DIRECTIONS FOR THIS TASK.
Drop every picture, then transcribe the remaining data exactly.

DATA SHOWN.
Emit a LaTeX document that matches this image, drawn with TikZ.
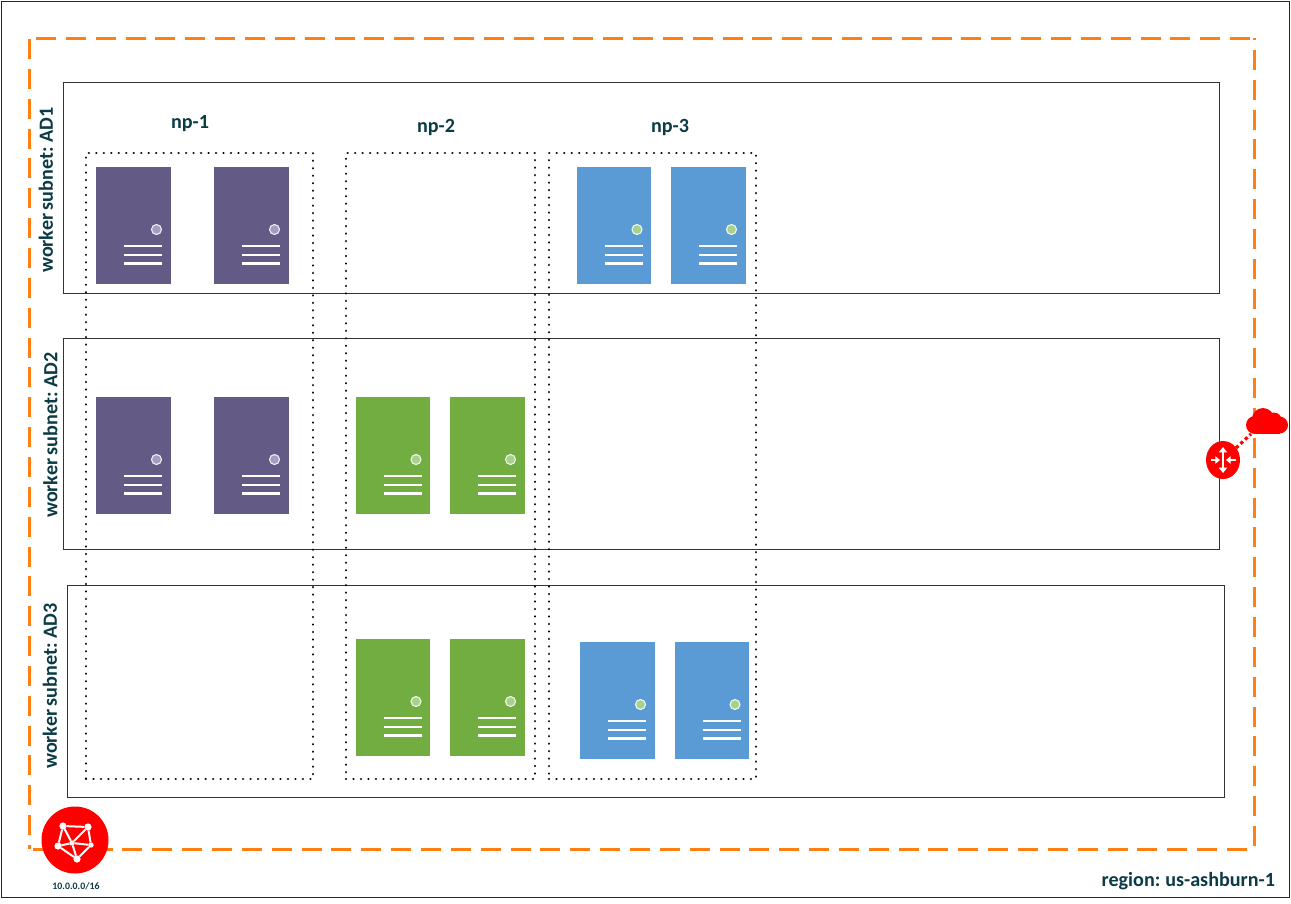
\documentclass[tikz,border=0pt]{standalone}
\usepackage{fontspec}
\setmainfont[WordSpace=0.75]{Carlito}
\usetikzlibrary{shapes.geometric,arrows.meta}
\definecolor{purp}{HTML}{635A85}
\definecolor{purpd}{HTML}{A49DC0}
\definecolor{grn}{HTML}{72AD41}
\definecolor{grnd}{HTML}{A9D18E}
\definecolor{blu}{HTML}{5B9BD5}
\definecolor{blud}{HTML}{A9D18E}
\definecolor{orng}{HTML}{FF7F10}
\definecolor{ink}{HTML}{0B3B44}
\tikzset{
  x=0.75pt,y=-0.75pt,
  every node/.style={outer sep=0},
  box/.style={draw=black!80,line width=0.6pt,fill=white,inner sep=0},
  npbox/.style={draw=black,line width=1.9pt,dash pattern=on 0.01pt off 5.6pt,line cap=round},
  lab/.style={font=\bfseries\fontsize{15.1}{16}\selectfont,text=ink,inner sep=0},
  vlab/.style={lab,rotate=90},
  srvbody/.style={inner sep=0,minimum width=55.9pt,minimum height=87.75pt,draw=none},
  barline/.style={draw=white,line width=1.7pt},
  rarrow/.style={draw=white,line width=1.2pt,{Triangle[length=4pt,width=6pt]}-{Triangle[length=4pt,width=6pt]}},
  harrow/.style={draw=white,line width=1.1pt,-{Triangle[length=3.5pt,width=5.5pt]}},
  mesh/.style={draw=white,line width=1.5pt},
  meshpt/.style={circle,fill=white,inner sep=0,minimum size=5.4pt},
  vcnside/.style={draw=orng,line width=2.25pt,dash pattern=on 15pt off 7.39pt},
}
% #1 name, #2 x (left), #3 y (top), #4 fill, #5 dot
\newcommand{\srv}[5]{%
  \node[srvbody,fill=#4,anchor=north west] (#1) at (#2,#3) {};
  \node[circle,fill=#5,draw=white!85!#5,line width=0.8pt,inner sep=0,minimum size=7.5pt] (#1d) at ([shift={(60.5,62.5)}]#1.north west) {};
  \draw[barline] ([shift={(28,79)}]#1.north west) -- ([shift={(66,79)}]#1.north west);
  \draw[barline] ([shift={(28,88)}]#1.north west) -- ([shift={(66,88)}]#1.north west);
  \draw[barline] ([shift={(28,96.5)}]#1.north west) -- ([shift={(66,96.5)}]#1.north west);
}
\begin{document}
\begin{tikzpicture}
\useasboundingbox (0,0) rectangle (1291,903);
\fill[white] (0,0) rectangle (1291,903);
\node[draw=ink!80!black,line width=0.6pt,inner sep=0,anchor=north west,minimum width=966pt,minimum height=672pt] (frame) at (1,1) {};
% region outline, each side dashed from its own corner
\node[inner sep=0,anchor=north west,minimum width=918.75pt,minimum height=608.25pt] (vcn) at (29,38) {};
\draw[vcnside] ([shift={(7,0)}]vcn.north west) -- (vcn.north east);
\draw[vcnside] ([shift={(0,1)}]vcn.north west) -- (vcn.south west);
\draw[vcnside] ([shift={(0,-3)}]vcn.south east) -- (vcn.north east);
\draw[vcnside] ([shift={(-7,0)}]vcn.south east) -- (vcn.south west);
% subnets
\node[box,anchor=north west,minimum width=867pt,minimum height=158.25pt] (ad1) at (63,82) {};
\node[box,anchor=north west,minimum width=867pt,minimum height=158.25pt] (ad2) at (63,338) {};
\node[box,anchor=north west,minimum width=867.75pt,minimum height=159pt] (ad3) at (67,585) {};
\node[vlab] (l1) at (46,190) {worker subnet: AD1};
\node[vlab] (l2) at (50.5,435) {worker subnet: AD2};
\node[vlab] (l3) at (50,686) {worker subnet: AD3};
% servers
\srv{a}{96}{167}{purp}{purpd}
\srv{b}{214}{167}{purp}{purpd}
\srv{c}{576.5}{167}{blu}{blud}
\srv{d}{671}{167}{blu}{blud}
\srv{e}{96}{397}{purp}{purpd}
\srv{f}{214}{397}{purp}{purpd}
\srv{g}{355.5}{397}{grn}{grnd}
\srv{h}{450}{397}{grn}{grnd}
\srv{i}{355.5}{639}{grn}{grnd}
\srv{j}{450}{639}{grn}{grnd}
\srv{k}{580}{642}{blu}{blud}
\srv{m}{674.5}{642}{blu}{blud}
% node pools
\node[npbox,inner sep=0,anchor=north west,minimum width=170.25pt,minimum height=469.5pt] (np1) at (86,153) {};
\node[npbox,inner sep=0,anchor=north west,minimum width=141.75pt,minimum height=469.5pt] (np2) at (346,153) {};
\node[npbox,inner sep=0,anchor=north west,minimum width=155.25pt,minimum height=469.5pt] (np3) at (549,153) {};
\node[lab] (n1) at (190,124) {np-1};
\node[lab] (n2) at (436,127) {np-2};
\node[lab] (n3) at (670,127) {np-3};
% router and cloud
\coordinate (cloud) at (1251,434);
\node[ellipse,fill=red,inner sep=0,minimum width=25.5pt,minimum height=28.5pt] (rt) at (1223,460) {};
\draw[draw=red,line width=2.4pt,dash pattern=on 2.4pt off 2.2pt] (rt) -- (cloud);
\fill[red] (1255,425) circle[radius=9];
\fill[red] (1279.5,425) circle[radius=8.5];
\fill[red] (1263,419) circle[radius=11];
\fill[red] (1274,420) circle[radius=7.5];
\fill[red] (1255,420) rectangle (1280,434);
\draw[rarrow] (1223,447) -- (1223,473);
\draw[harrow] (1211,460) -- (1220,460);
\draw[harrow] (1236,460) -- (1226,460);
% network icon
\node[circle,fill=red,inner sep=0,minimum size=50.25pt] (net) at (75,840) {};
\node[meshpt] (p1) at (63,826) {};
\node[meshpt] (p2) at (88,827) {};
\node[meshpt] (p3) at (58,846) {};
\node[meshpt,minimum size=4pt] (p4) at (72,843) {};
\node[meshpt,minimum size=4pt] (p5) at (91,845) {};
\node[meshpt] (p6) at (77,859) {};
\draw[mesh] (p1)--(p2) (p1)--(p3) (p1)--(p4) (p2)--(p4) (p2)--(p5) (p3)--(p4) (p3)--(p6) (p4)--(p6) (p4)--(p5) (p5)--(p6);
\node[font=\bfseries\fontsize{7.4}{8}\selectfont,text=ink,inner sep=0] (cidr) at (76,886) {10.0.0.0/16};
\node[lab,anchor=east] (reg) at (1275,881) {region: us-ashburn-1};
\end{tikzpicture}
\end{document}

RESULT OF THIS EXERCISE.
Emit a LaTeX document that matches this image, drawn with TikZ.
\documentclass[tikz,border=0pt]{standalone}
\usepackage{fontspec}
\setmainfont[WordSpace=0.75]{Carlito}
\usetikzlibrary{shapes.geometric,arrows.meta}
\definecolor{purp}{HTML}{635A85}
\definecolor{purpd}{HTML}{A49DC0}
\definecolor{grn}{HTML}{72AD41}
\definecolor{grnd}{HTML}{A9D18E}
\definecolor{blu}{HTML}{5B9BD5}
\definecolor{blud}{HTML}{A9D18E}
\definecolor{orng}{HTML}{FF7F10}
\definecolor{ink}{HTML}{0B3B44}
\tikzset{
  x=0.75pt,y=-0.75pt,
  every node/.style={outer sep=0},
  box/.style={draw=black!80,line width=0.6pt,fill=white,inner sep=0},
  npbox/.style={draw=black,line width=1.9pt,dash pattern=on 0.01pt off 5.6pt,line cap=round},
  lab/.style={font=\bfseries\fontsize{15.1}{16}\selectfont,text=ink,inner sep=0},
  vlab/.style={lab,rotate=90},
  srvbody/.style={inner sep=0,minimum width=55.9pt,minimum height=87.75pt,draw=none},
  barline/.style={draw=white,line width=1.7pt},
  rarrow/.style={draw=white,line width=1.2pt,{Triangle[length=4pt,width=6pt]}-{Triangle[length=4pt,width=6pt]}},
  harrow/.style={draw=white,line width=1.1pt,-{Triangle[length=3.5pt,width=5.5pt]}},
  mesh/.style={draw=white,line width=1.5pt},
  meshpt/.style={circle,fill=white,inner sep=0,minimum size=5.4pt},
  vcnside/.style={draw=orng,line width=2.25pt,dash pattern=on 15pt off 7.39pt},
}
% #1 name, #2 x (left), #3 y (top), #4 fill, #5 dot
\newcommand{\srv}[5]{%
  \node[srvbody,fill=#4,anchor=north west] (#1) at (#2,#3) {};
  \node[circle,fill=#5,draw=white!85!#5,line width=0.8pt,inner sep=0,minimum size=7.5pt] (#1d) at ([shift={(60.5,62.5)}]#1.north west) {};
  \draw[barline] ([shift={(28,79)}]#1.north west) -- ([shift={(66,79)}]#1.north west);
  \draw[barline] ([shift={(28,88)}]#1.north west) -- ([shift={(66,88)}]#1.north west);
  \draw[barline] ([shift={(28,96.5)}]#1.north west) -- ([shift={(66,96.5)}]#1.north west);
}
\begin{document}
\begin{tikzpicture}
\useasboundingbox (0,0) rectangle (1291,903);
\fill[white] (0,0) rectangle (1291,903);
\node[draw=ink!80!black,line width=0.6pt,inner sep=0,anchor=north west,minimum width=966pt,minimum height=672pt] (frame) at (1,1) {};
% region outline, each side dashed from its own corner
\node[inner sep=0,anchor=north west,minimum width=918.75pt,minimum height=608.25pt] (vcn) at (29,38) {};
\draw[vcnside] ([shift={(7,0)}]vcn.north west) -- (vcn.north east);
\draw[vcnside] ([shift={(0,1)}]vcn.north west) -- (vcn.south west);
\draw[vcnside] ([shift={(0,-3)}]vcn.south east) -- (vcn.north east);
\draw[vcnside] ([shift={(-7,0)}]vcn.south east) -- (vcn.south west);
% subnets
\node[box,anchor=north west,minimum width=867pt,minimum height=158.25pt] (ad1) at (63,82) {};
\node[box,anchor=north west,minimum width=867pt,minimum height=158.25pt] (ad2) at (63,338) {};
\node[box,anchor=north west,minimum width=867.75pt,minimum height=159pt] (ad3) at (67,585) {};
\node[vlab] (l1) at (46,190) {worker subnet: AD1};
\node[vlab] (l2) at (50.5,435) {worker subnet: AD2};
\node[vlab] (l3) at (50,686) {worker subnet: AD3};
% servers
\srv{a}{96}{167}{purp}{purpd}
\srv{b}{214}{167}{purp}{purpd}
\srv{c}{576.5}{167}{blu}{blud}
\srv{d}{671}{167}{blu}{blud}
\srv{e}{96}{397}{purp}{purpd}
\srv{f}{214}{397}{purp}{purpd}
\srv{g}{355.5}{397}{grn}{grnd}
\srv{h}{450}{397}{grn}{grnd}
\srv{i}{355.5}{639}{grn}{grnd}
\srv{j}{450}{639}{grn}{grnd}
\srv{k}{580}{642}{blu}{blud}
\srv{m}{674.5}{642}{blu}{blud}
% node pools
\node[npbox,inner sep=0,anchor=north west,minimum width=170.25pt,minimum height=469.5pt] (np1) at (86,153) {};
\node[npbox,inner sep=0,anchor=north west,minimum width=141.75pt,minimum height=469.5pt] (np2) at (346,153) {};
\node[npbox,inner sep=0,anchor=north west,minimum width=155.25pt,minimum height=469.5pt] (np3) at (549,153) {};
\node[lab] (n1) at (190,124) {np-1};
\node[lab] (n2) at (436,127) {np-2};
\node[lab] (n3) at (670,127) {np-3};
% router and cloud
\coordinate (cloud) at (1251,434);
\node[ellipse,fill=red,inner sep=0,minimum width=25.5pt,minimum height=28.5pt] (rt) at (1223,460) {};
\draw[draw=red,line width=2.4pt,dash pattern=on 2.4pt off 2.2pt] (rt) -- (cloud);
\fill[red] (1255,425) circle[radius=9];
\fill[red] (1279.5,425) circle[radius=8.5];
\fill[red] (1263,419) circle[radius=11];
\fill[red] (1274,420) circle[radius=7.5];
\fill[red] (1255,420) rectangle (1280,434);
\draw[rarrow] (1223,447) -- (1223,473);
\draw[harrow] (1211,460) -- (1220,460);
\draw[harrow] (1236,460) -- (1226,460);
% network icon
\node[circle,fill=red,inner sep=0,minimum size=50.25pt] (net) at (75,840) {};
\node[meshpt] (p1) at (63,826) {};
\node[meshpt] (p2) at (88,827) {};
\node[meshpt] (p3) at (58,846) {};
\node[meshpt,minimum size=4pt] (p4) at (72,843) {};
\node[meshpt,minimum size=4pt] (p5) at (91,845) {};
\node[meshpt] (p6) at (77,859) {};
\draw[mesh] (p1)--(p2) (p1)--(p3) (p1)--(p4) (p2)--(p4) (p2)--(p5) (p3)--(p4) (p3)--(p6) (p4)--(p6) (p4)--(p5) (p5)--(p6);
\node[font=\bfseries\fontsize{7.4}{8}\selectfont,text=ink,inner sep=0] (cidr) at (76,886) {10.0.0.0/16};
\node[lab,anchor=east] (reg) at (1275,881) {region: us-ashburn-1};
\end{tikzpicture}
\end{document}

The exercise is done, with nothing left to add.